Lola stroked his hair gently and listened to Michael cry. A grin slowly crept onto her lips, a grin that was drowned out by Michael’s suffering. A grin of both joyful memories and seething, rotting pain.
Michael and Lola held each other until Michael stopped crying and was able to gain some amount of composure.
He let go of Lola, “Sorry, I just... I haven’t really dealt with it all yet.”
She nodded, “Its okay, I think it’s gonna be a long time before anyone really deals with what happened.”
Michael wiped his face of tears with a towel he had in his backpack, and quietly tried to blow his nose. He was starting to develop a dull headache.
He could feel Lola’s eyes burned into him, as they had been the entire time, and he wished he could tell her to stop watching him so intently, but Michael didn’t want to piss her off. He didn’t want to make an enemy out of the only other person around.
Because for better or worse, Lola was his only ally.
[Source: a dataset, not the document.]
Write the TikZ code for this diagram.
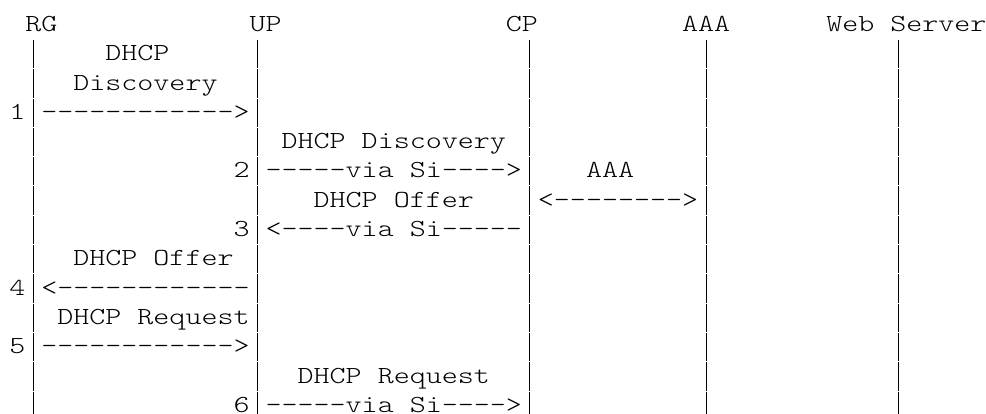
\documentclass[tikz,border=0pt]{standalone}
\usepackage{fontspec}
\usepackage{graphicx}
\newfontfamily\lmlight{lmmonolt10-regular}[Extension=.otf]
\tikzset{
  txt/.style={anchor=base west, inner sep=0pt, outer sep=0pt,
              font=\lmlight\fontsize{24.5}{29.3}\selectfont},
  life/.style={line width=1.0pt, black},
}
\newcommand\dsh{-\kern0pt}
\newcommand\tx[4]{\node[txt] (#1) at ({9.29+16.02*#2},{31.5+29.3*#3}) {\scalebox{1.2455}[1]{#4}};}
\begin{document}
\begin{tikzpicture}[x=1pt,y=-1pt]
\useasboundingbox (0,0) rectangle (986,414);
% lifelines
\foreach \c in {1,15,32,43,55}{
  \foreach \r in {1,...,13}{
    \draw[life] ({17.3+16.02*\c},{39.5+29.3*(\r-1)+0.5}) -- ({17.3+16.02*\c},{39.5+29.3*\r-0.5});
  }
}
% row 0: participants
\tx{rg}{1}{0}{RG}
\tx{up}{15}{0}{UP}
\tx{cp}{31}{0}{CP}
\tx{aaa}{42}{0}{AAA}
\tx{web}{51}{0}{Web Server}
% message 1
\tx{m1a}{6}{1}{DHCP}
\tx{m1b}{4}{2}{Discovery}
\tx{n1}{0}{3}{1}
\tx{a1}{2}{3}{\dsh\dsh\dsh\dsh\dsh\dsh\dsh\dsh\dsh\dsh\dsh\dsh>}
% message 2
\tx{m2}{17}{4}{DHCP Discovery}
\tx{n2}{14}{5}{2}
\tx{a2}{16}{5}{\dsh\dsh\dsh\dsh\dsh via Si\dsh\dsh\dsh\dsh>}
\tx{m3}{36}{5}{AAA}
% AAA exchange and message 3
\tx{m4}{19}{6}{DHCP Offer}
\tx{a3}{33}{6}{<\dsh\dsh\dsh\dsh\dsh\dsh\dsh\dsh>}
\tx{n3}{14}{7}{3}
\tx{a4}{16}{7}{<\dsh\dsh\dsh\dsh via Si\dsh\dsh\dsh\dsh\dsh}
% message 4
\tx{m5}{4}{8}{DHCP Offer}
\tx{n4}{0}{9}{4}
\tx{a5}{2}{9}{<\dsh\dsh\dsh\dsh\dsh\dsh\dsh\dsh\dsh\dsh\dsh\dsh}
% message 5
\tx{m6}{3}{10}{DHCP Request}
\tx{n5}{0}{11}{5}
\tx{a6}{2}{11}{\dsh\dsh\dsh\dsh\dsh\dsh\dsh\dsh\dsh\dsh\dsh\dsh>}
% message 6
\tx{m7}{18}{12}{DHCP Request}
\tx{n6}{14}{13}{6}
\tx{a7}{16}{13}{\dsh\dsh\dsh\dsh\dsh via Si\dsh\dsh\dsh\dsh>}
\end{tikzpicture}
\end{document}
She was his only hope of actually making it out of the situation alive. That thought had made him both grin and wince, almost at the same time. Michael wished he didn't have to rely on the kindness of a stranger, but he was also appreciative of what she had done for him in the short time they knew each other.
Michael watched Lola take the now clean bowls and place them into the large hiking backpack she had with her. Her back was turned as she did this, and Michael wondered how much she must have trusted him to feel comfortable enough turning her back, leaving herself exposed to any kind of attack. Lola trusted him to not hurt her, and he should be able to return the favor.
But no matter how hard Michael tried, he found himself not trusting her. Deep in his gut feeling, he could see something about her was so hideously wrong. Something he couldn't quite put into words, but nonetheless, it ate at him every time he looked at her. No matter how nice or kind she was to him. Michael wondered to himself that maybe, she only trusted him because Lola was well aware she was the dangerous one.
Michael considered the possibility that the situation and hunger had driven him to paranoia.
Lola finished putting the bowls away huffily and turned towards him again, "These bowls are always annoying to fit into this thing. If we come across another town, I really hope there are bigger backpacks there."
The mundane nature of her words broke Michael out of his thoughts, "Yeah, that would probably be really useful. Wherever the next town is."
Lola walked over to Michael once again and said, "I'm sure we will find one, sometimes you just have to work towards something, even if you don't know exactly what or where it is."
"Blind faith?", Michael asked. It seemed like Lola was running on that too at this point.
Lola giggled quietly again, as if she heard a joke no one else did, "All faith is blind, silly."
All faith is blind. Michael wasn't sure if he agreed.
He looked down at Lola, as he did so because of the height difference between them, he wondered why this girl he had to look down on physically made him feel weak. Made him feel like he was the person who had to be on guard.
Michael decided to put his blind faith into her. Her blind faith had gotten Lola this far. And if Lola was indeed the dangerous one, he wanted to be on her good side.